■ **Task**
Say how many lines hold the string "this"; please write nothing but the number.

■ **Available data**
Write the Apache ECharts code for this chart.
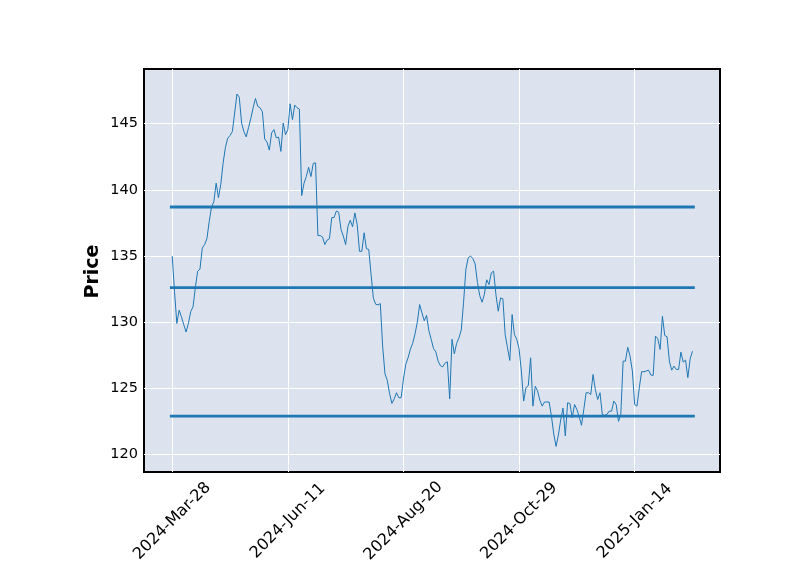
---
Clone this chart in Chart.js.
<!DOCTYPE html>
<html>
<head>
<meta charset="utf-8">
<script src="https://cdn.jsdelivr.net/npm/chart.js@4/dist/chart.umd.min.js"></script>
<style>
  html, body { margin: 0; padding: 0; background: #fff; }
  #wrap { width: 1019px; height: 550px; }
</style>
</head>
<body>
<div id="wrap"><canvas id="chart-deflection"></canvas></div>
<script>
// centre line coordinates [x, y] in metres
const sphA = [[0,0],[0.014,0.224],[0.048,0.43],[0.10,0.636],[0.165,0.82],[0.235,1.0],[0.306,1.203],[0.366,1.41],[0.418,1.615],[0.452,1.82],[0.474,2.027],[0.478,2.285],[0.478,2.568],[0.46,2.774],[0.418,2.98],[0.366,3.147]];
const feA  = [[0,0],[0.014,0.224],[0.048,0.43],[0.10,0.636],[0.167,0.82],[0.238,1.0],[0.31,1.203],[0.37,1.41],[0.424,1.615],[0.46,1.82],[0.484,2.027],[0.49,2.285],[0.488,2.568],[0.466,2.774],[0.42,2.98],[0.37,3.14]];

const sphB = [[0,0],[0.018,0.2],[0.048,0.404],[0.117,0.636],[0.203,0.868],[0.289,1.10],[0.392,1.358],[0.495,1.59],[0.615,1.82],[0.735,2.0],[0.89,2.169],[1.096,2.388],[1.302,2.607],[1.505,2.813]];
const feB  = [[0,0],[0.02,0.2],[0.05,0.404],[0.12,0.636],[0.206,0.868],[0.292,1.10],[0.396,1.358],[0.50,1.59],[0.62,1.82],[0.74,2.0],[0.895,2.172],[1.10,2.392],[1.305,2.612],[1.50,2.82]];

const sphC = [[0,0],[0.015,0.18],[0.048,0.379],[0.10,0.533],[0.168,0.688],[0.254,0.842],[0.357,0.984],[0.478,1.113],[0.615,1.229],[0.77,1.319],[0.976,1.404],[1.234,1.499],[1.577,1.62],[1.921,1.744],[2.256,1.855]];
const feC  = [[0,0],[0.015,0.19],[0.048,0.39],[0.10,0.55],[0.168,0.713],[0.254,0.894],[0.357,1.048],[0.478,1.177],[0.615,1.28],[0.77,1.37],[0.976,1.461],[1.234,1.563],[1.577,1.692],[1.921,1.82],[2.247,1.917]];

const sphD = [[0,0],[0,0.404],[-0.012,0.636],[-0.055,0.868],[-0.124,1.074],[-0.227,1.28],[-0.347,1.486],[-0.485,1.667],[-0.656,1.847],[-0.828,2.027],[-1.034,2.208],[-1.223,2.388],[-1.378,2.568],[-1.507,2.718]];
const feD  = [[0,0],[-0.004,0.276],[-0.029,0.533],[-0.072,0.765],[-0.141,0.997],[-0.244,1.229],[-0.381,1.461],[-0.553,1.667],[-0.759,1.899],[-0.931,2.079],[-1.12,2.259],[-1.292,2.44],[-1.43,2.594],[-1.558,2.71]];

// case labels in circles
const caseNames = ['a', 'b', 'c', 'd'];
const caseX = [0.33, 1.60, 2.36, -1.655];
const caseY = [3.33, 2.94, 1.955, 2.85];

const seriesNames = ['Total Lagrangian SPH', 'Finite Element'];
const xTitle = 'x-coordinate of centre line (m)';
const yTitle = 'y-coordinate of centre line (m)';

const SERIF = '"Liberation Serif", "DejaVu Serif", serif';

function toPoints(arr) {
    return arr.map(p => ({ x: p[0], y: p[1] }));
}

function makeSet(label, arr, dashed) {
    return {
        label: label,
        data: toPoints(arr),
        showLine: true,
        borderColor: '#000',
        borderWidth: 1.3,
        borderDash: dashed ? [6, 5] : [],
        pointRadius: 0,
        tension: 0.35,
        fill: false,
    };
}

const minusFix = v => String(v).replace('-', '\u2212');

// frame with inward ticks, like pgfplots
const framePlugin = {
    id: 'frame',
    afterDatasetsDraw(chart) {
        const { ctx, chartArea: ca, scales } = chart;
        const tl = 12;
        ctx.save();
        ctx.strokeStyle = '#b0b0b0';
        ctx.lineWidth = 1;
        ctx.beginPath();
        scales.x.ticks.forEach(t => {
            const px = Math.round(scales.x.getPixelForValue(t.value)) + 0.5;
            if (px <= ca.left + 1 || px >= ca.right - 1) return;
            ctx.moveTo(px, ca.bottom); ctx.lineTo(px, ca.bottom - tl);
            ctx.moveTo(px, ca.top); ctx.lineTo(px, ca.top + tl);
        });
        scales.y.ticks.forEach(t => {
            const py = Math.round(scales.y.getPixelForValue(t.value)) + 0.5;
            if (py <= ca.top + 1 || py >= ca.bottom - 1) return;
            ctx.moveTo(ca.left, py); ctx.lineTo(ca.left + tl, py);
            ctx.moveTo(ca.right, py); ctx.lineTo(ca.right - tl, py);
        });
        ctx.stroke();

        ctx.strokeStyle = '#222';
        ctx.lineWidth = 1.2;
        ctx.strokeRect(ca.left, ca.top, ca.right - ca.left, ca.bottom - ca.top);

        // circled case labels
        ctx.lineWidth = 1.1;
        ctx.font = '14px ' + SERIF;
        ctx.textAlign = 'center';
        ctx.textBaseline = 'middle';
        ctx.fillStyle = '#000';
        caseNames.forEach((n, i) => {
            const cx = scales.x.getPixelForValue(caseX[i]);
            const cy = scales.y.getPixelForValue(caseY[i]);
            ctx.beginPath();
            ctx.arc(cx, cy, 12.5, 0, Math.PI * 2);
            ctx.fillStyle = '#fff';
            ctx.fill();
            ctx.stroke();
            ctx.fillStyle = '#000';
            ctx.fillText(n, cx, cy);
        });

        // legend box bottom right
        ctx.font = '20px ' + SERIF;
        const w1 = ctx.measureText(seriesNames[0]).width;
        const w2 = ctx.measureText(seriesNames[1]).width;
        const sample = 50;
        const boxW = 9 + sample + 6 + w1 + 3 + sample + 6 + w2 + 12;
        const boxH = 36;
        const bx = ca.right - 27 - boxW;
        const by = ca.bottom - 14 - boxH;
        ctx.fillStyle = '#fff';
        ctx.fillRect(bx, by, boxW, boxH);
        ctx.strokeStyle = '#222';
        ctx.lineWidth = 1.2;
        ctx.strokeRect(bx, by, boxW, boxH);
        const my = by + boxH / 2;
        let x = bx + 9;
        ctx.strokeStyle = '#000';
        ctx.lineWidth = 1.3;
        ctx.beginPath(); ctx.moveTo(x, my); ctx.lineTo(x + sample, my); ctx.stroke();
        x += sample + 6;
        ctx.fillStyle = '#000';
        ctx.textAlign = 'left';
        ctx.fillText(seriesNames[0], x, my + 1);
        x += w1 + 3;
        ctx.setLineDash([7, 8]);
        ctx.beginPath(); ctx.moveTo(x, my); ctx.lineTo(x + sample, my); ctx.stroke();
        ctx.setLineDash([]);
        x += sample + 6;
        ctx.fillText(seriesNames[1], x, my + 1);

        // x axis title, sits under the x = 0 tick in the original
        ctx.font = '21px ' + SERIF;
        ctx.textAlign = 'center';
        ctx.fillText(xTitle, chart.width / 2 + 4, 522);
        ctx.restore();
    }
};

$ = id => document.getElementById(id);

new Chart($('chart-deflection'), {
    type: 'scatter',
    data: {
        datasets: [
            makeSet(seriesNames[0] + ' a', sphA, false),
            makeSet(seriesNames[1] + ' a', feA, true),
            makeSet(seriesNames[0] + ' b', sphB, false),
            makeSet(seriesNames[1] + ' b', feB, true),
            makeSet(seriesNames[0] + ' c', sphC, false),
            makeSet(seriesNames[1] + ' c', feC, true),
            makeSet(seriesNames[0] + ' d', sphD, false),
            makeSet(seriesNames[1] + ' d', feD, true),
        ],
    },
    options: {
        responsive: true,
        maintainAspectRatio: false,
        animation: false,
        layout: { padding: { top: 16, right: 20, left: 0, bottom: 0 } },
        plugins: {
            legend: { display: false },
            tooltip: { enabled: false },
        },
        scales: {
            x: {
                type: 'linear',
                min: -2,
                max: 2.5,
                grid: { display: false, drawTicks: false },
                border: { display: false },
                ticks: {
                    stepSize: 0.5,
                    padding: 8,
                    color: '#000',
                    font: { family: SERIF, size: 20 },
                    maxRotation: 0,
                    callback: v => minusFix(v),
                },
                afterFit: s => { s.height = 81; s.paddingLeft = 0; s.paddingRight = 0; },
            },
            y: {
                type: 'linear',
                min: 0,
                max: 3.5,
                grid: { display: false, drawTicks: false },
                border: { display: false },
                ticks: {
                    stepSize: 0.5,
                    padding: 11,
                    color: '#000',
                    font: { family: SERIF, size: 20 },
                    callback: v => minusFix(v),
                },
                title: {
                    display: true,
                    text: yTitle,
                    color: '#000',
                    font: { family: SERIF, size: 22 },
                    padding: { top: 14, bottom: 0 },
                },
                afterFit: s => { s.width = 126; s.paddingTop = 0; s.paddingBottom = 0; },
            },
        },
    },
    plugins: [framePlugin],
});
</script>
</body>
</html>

■ **Task result**
2